Les rebelles se proclament non-violents. C’est jouer sur les mots. S’ils n’appellent pas à la castagne ou aux déprédations (en attendant que de vrais casseurs, peut-être, s’engouffrent dans la brèche), il n’en reste pas moins que des manifestations non autorisées violent la loi et prennent en otage les autres citoyens en leur bloquant le passage.

Leur cause n’est pas bonne. Les pouvoirs publics doivent agir «tout de suite»? Ils n’ont pas attendu l’émergence de ce mouvement, dans plusieurs pays dont la Suisse (et même en Chine!), pour lancer des programmes de lutte contre le CO2; l’industrie, chez nous, s’y emploie avec succès; l’isolation des bâtiments progresse. Que veulent-ils au juste, ces adeptes immatures de l’action coup de poing? L’interdiction de circuler au pétrole, paralysant les activités humaines? La destruction massive des maisons énergivores, mettant un tiers de la population sur le pavé? Un coup de baguette magique? La mort des cent multinationales coupables à leur avis de l’essentiel de la pollution? Leur manifeste reste vague et peu réaliste. Il est facile de s’asseoir sur le macadam; il est plus difficile de gouverner sagement.

La liberté de manifestation, octroyée au centre-ville ou sur des rues passantes, contredit la liberté de mouvement des habitants dans l’espace public. Elle empêche le malade d’aller chez son médecin (et le droit à la santé, alors?), les employés de gagner leur vie au bureau ou à l’atelier (et le droit au travail?). Elle n’est pas un droit de l’homme aussi fondamental que l’habeas corpus, la liberté d’expression, la liberté du culte. Elle n’est d’ailleurs pas un droit de la personne, mais un droit de la meute. Si les constitutions la reconnaissent, ce qui est discutable, il est légitime d’en subordonner l’exercice à de strictes conditions, notamment en cantonnant les manifestants en des lieux où ils ne dérangent pas la population active.
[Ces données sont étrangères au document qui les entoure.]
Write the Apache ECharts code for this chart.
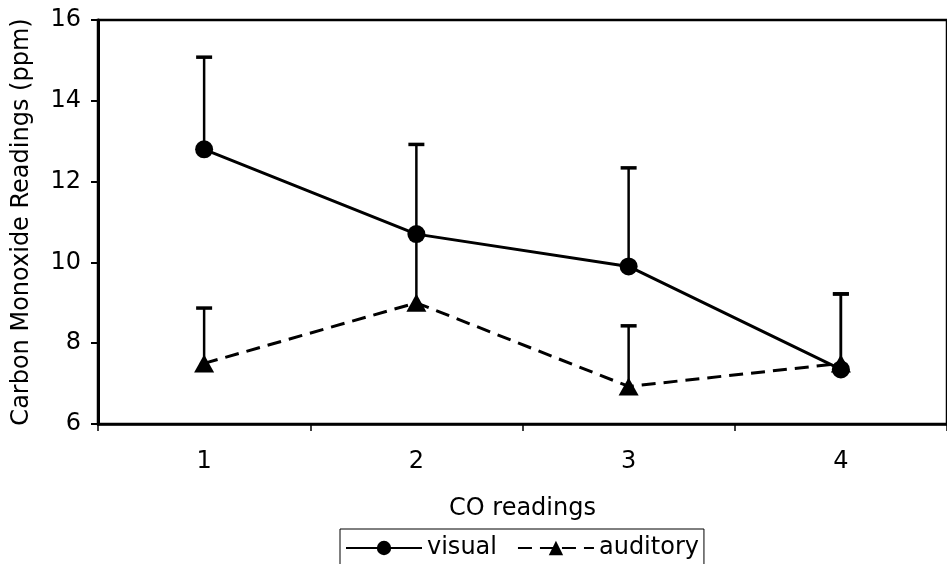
<!DOCTYPE html>
<html>
<head>
<meta charset="utf-8">
<script src="https://cdn.jsdelivr.net/npm/echarts@6/dist/echarts.min.js"></script>
<style>
  html, body { margin: 0; padding: 0; background: #fff; }
  #chart { width: 947px; height: 564px; }
</style>
</head>
<body>
<div id="chart"></div>
<script>
// CO readings, means with upper error bars (ppm)
const categories = ['1', '2', '3', '4'];
const visual = [12.8, 10.7, 9.9, 7.35];
const auditory = [7.5, 9.0, 6.93, 7.5];
const visualErr = [2.28, 2.22, 2.44, 1.87];
const auditoryErr = [1.37, 1.7, 1.5, 1.72];
const yTicks = { min: 6, max: 16, step: 2 };

const FONT = 'DejaVu Sans';

// custom renderer: vertical whisker above the mean with a short cap
function errorBarSeries(name, means, errs) {
  const data = means.map((m, i) => [i, m, m + errs[i]]);
  return {
    type: 'custom',
    name: name + ' err',
    z: 1,
    silent: true,
    data: data,
    encode: { x: 0, y: [1, 2] },
    renderItem: function (params, api) {
      const x = api.value(0);
      const p0 = api.coord([x, api.value(1)]);
      const p1 = api.coord([x, api.value(2)]);
      const half = 8;
      return {
        type: 'group',
        children: [
          { type: 'line', shape: { x1: p0[0], y1: p0[1], x2: p1[0], y2: p1[1] }, style: { stroke: '#000', lineWidth: 2.5 } },
          { type: 'line', shape: { x1: p1[0] - half, y1: p1[1], x2: p1[0] + half, y2: p1[1] }, style: { stroke: '#000', lineWidth: 3.5 } }
        ]
      };
    }
  };
}

const chart = echarts.init(document.getElementById('chart'), null, { renderer: 'canvas' });
chart.setOption({
  animation: false,
  backgroundColor: '#fff',
  textStyle: { fontFamily: FONT, color: '#000' },
  grid: {
    left: 98, right: -5, top: 20, bottom: 140,
    show: true, borderColor: '#000', borderWidth: 2.5
  },
  xAxis: {
    type: 'category',
    data: categories,
    boundaryGap: true,
    name: 'CO readings',
    nameLocation: 'middle',
    nameGap: 73,
    nameTextStyle: { fontFamily: FONT, fontSize: 24, color: '#000' },
    axisLine: { lineStyle: { color: '#000', width: 2.5 } },
    axisTick: { show: true, length: 7, lineStyle: { color: '#000', width: 1.5 } },
    axisLabel: { margin: 26, fontFamily: FONT, fontSize: 24, color: '#000' },
    splitLine: { show: false }
  },
  yAxis: {
    type: 'value',
    min: yTicks.min, max: yTicks.max, interval: yTicks.step,
    name: 'Carbon Monoxide Readings (ppm)',
    nameLocation: 'middle',
    nameGap: 64,
    nameTextStyle: { fontFamily: FONT, fontSize: 24, color: '#000' },
    axisLine: { show: true, lineStyle: { color: '#000', width: 3 } },
    axisTick: { show: true, length: 7, lineStyle: { color: '#000', width: 2 } },
    axisLabel: { margin: 17, fontFamily: FONT, fontSize: 24, color: '#000' },
    splitLine: { show: false }
  },
  legend: {
    data: ['visual', 'auditory'],
    left: 340, top: 529,
    orient: 'horizontal',
    borderColor: '#000', borderWidth: 1,
    padding: [7, 5, 12, 5],
    itemGap: 20,
    itemWidth: 76, itemHeight: 18,
    textStyle: { fontFamily: FONT, fontSize: 24, color: '#000' }
  },
  series: [
    errorBarSeries('visual', visual, visualErr),
    errorBarSeries('auditory', auditory, auditoryErr),
    {
      name: 'visual',
      type: 'line',
      data: visual,
      z: 3,
      symbol: 'circle',
      symbolSize: 18,
      itemStyle: { color: '#000' },
      lineStyle: { color: '#000', width: 3, type: 'solid' }
    },
    {
      name: 'auditory',
      type: 'line',
      data: auditory,
      z: 3,
      symbol: 'triangle',
      symbolSize: [20, 18],
      itemStyle: { color: '#000' },
      lineStyle: { color: '#000', width: 3, type: [14, 8] }
    }
  ]
});
</script>
</body>
</html>
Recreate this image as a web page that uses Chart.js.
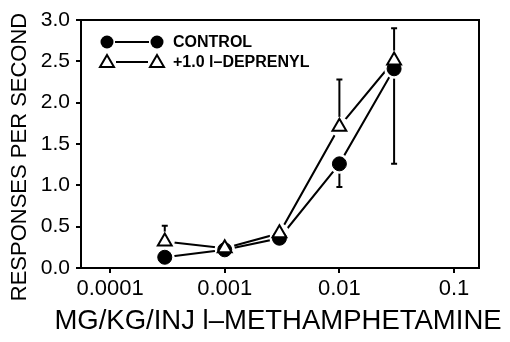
<!DOCTYPE html>
<html>
<head>
<meta charset="utf-8">
<script src="https://cdn.jsdelivr.net/npm/chart.js@4.4.0/dist/chart.umd.min.js"></script>
<style>
  body { margin: 0; background: #fff; }
  canvas { display: block; }
</style>
</head>
<body>
<canvas id="doseChart" width="510" height="342"></canvas>
<script>
// doses (mg/kg/inj)
const doses = [0.0003, 0.001, 0.003, 0.01, 0.03];
const controlVals = [0.13, 0.22, 0.36, 1.26, 2.41];
const deprenylVals = [0.32, 0.24, 0.42, 1.71, 2.51];
// error bars: control drawn downward, deprenyl upward
const controlErr = [0, 0, 0, 0.28, 1.15];
const deprenylErr = [0.19, 0, 0, 0.57, 0.39];
const xTickVals = [0.0001, 0.001, 0.01, 0.1];
const xTickLabels = ['0.0001', '0.001', '0.01', '0.1'];
const yTicks = [0, 0.5, 1.0, 1.5, 2.0, 2.5, 3.0];

const toPts = vals => doses.map((d, i) => ({ x: d, y: vals[i] }));

const extras = {
    id: 'extras',
    beforeDatasetsDraw(chart) {
        const ctx = chart.ctx;
        const xs = chart.scales.x, ys = chart.scales.y;
        ctx.save();
        ctx.strokeStyle = '#000';
        ctx.lineWidth = 2;
        const bar = (d, v, e, dir) => {
            if (!e) return;
            const px = xs.getPixelForValue(d);
            const y0 = ys.getPixelForValue(v);
            const y1 = ys.getPixelForValue(v + dir * e);
            ctx.beginPath();
            ctx.moveTo(px, y0); ctx.lineTo(px, y1);
            ctx.moveTo(px - 3, y1); ctx.lineTo(px + 3, y1);
            ctx.stroke();
        };
        doses.forEach((d, i) => {
            bar(d, controlVals[i], controlErr[i], -1);
            bar(d, deprenylVals[i], deprenylErr[i], 1);
        });
        ctx.restore();
    },
    afterDraw(chart) {
        const ctx = chart.ctx;
        const a = chart.chartArea;
        ctx.save();
        ctx.strokeStyle = '#000';
        ctx.lineWidth = 2;
        ctx.strokeRect(a.left, a.top, a.right - a.left, a.bottom - a.top);

        // axis titles
        ctx.fillStyle = '#000';
        ctx.textAlign = 'center';
        ctx.textBaseline = 'middle';
        ctx.font = '27.5px "Liberation Sans", Arial, sans-serif';
        ctx.fillText('MG/KG/INJ l\u2013METHAMPHETAMINE', 278, 321);
        ctx.save();
        ctx.translate(20, 157);
        ctx.rotate(-Math.PI / 2);
        ctx.font = '22px "Liberation Sans", Arial, sans-serif';
        ctx.fillText('RESPONSES PER SECOND', 0, 0);
        ctx.restore();

        // legend
        ctx.lineWidth = 2;
        ctx.beginPath();
        ctx.moveTo(115, 42); ctx.lineTo(149, 42);
        ctx.moveTo(116, 62); ctx.lineTo(148, 62);
        ctx.stroke();
        [107, 157].forEach(cx => {
            ctx.beginPath();
            ctx.arc(cx, 42, 6.5, 0, Math.PI * 2);
            ctx.fill();
            ctx.beginPath();
            ctx.moveTo(cx, 55); ctx.lineTo(cx + 7, 67); ctx.lineTo(cx - 7, 67);
            ctx.closePath();
            ctx.stroke();
        });
        ctx.textAlign = 'left';
        ctx.font = 'bold 16px "Liberation Sans", Arial, sans-serif';
        ctx.fillText('CONTROL', 173, 43);
        ctx.fillText('+1.0 l\u2013DEPRENYL', 173, 63);
        ctx.restore();
    }
};

new Chart(document.getElementById('doseChart').getContext('2d'), {
    type: 'line',
    data: {
        datasets: [
            {
                label: 'CONTROL',
                data: toPts(controlVals),
                borderColor: '#000',
                borderWidth: 2,
                pointRadius: 0,
                order: 4
            },
            {
                label: '+1.0 l-DEPRENYL',
                data: toPts(deprenylVals),
                borderColor: '#000',
                borderWidth: 2,
                pointRadius: 0,
                order: 4
            },
            {
                label: 'halo',
                data: toPts(controlVals).concat(toPts(deprenylVals)),
                showLine: false,
                pointRadius: 10,
                pointBorderWidth: 0,
                pointBackgroundColor: '#fff',
                pointBorderColor: '#fff',
                order: 3
            },
            {
                label: 'CONTROL pts',
                data: toPts(controlVals),
                showLine: false,
                pointStyle: 'circle',
                pointRadius: 7,
                pointBackgroundColor: '#000',
                pointBorderColor: '#000',
                order: 2
            },
            {
                label: 'DEPRENYL pts',
                data: toPts(deprenylVals),
                showLine: false,
                pointStyle: 'triangle',
                pointRadius: 8,
                pointBorderWidth: 2,
                pointBackgroundColor: '#fff',
                pointBorderColor: '#000',
                order: 1
            }
        ]
    },
    options: {
        responsive: false,
        animation: false,
        layout: { padding: { top: 20, right: 31, left: 0, bottom: 0 } },
        plugins: { legend: { display: false }, tooltip: { enabled: false } },
        scales: {
            x: {
                type: 'logarithmic',
                min: 0.0000558,
                max: 0.165,
                afterBuildTicks: scale => { scale.ticks = xTickVals.map(v => ({ value: v })); },
                afterFit: scale => { scale.height = 74; },
                grid: { drawOnChartArea: false, tickLength: 5, color: '#000', lineWidth: 2 },
                border: { color: '#000', width: 2 },
                ticks: {
                    color: '#000',
                    padding: 3,
                    maxRotation: 0,
                    font: { family: '"Liberation Sans", Arial, sans-serif', size: 22 },
                    callback: v => xTickLabels[xTickVals.indexOf(v)] || ''
                }
            },
            y: {
                min: 0,
                max: 3,
                afterBuildTicks: scale => { scale.ticks = yTicks.map(v => ({ value: v })); },
                afterFit: scale => { scale.width = 81; },
                grid: { drawOnChartArea: false, tickLength: 5, color: '#000', lineWidth: 2 },
                border: { color: '#000', width: 2 },
                ticks: {
                    color: '#000',
                    padding: 6,
                    font: { family: '"Liberation Sans", Arial, sans-serif', size: 21 },
                    callback: v => v.toFixed(1)
                }
            }
        }
    },
    plugins: [extras]
});
</script>
</body>
</html>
Revenons au blocage des ponts lausannois. Les responsables de la police ont tenté de justifier sa passivité par l’observation du principe de proportionnalité. C’est un raisonnement biaisé; si une manifestation interdite est tolérée, il n’y a plus d’interdiction qui tienne. Et cela fait le bonheur des trublions, qui entendaient placer la police devant un dilemne: soit elle intervient et les pique-niqueurs mordillent leurs vivres tout gentiment devant les agents, ce qui leur vaut de la sympathie; soit la police n’intervient pas, et le pont devient une plateforme rêvée pour leur message salvateur. A nos yeux, il n’y a pas de place pour un dilemne. Une manifestation interdite doit être dispersée. Les forces de l’ordre peuvent faire décamper les rebelles en les arrosant copieusement, les personnes et leurs sandwiches. A l’heure du réchauffement climatique, rien de tel qu’une douche froide.